Savannah Miscellany 2

Tourist Information.

In one of the tourist information places in downtown Savannah there is a skeleton sat on a chair, fully-dressed, wearing a cap. With the one exception - ie. that he is a skeleton - he looks like any other American.  As I browse through the books, leaflets and tourist tat, I keep noticing him out of the corner of my eye.  I keep thinking that someone is watching me ... but it's just a stupid skeleton.

  Tourist Information II.

There's an information kiosk on one of the main streets. In this sits a gap-toothed, acne-ridden youngster. She is the keeper of all worldy knowledge, or at least of all Savannhian knowledge, which she refuses to impart to anyone else, no matter the cost.

  Ex-Libris - a bookshop.

At Ex-Libris, the SCAD bookshop (SCAD stands for Savannah College of Art of Design), a Scottish girl tells   me of her difficulty in usig her UK driving licence as ID. The US is obsessed with asking people their age. I think they put all the information in a very large  spread sheet and present it to their Mayor. Just last night, whilst in an Irish bar on  River Street,  I sat glugging down  Guinness whilst my friend was forced to drink coffee. He had forgotten his ID, and despite looking over 21 and actually holding a loyalty card for the very same establishment, he  was still refused alcohol.   

Back to the Scots' girl: She's trying to use her driving licence as Proof Of ID for a shop purchase. She hands the card over to the assistant. The assistant looks at it with disapproval. She says: "What's this?"

The Scots's girl says: "It's my driving licence."

"I ain't never seen one like this", the assistant retorts, turning her nose up at it: "What state you from?"

"I'm from Scotland - that's a UK driving licence you have there."

There's a long pause whilst this difficult information slowly sinks in.

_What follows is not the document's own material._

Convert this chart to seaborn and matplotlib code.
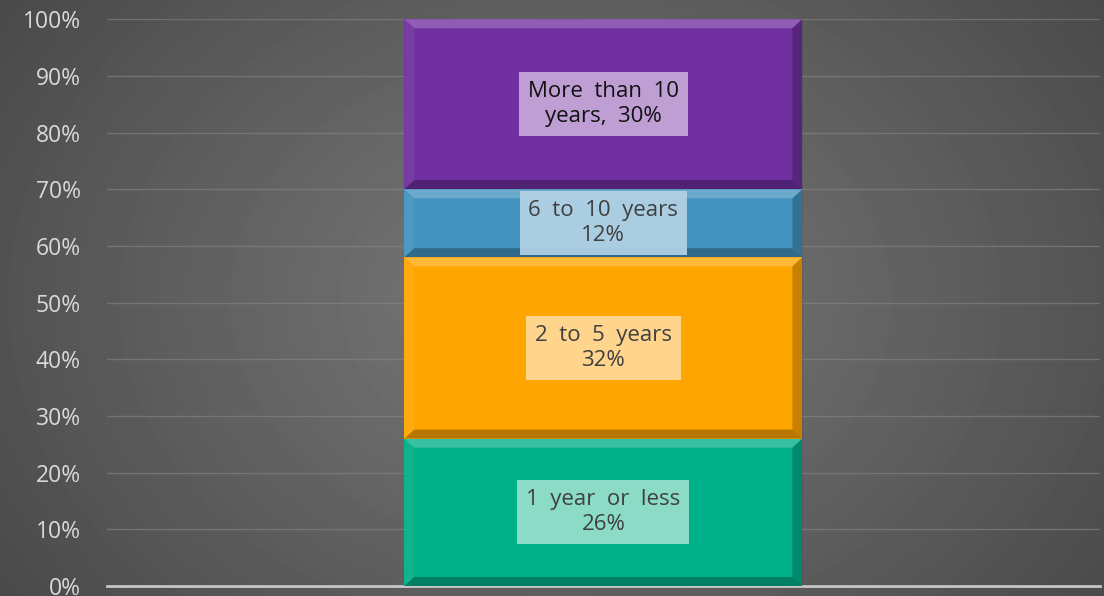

And then the assistant says:

"What state's that in?"


There is a place called Effingham just outside of Savannah. This is a place to which prolific users of offensive language are sent to have their expletives deleted.


Anything more than 50 metres away in Savannah must be reached by car. It is entirely unnatural to walk this distance. 2 miles? On foot? You must be kidding: No man is equipped to deal with that sort of distance. The levels of endurance and stamina required are more than Ernest Shackleton could ever dream of summing up.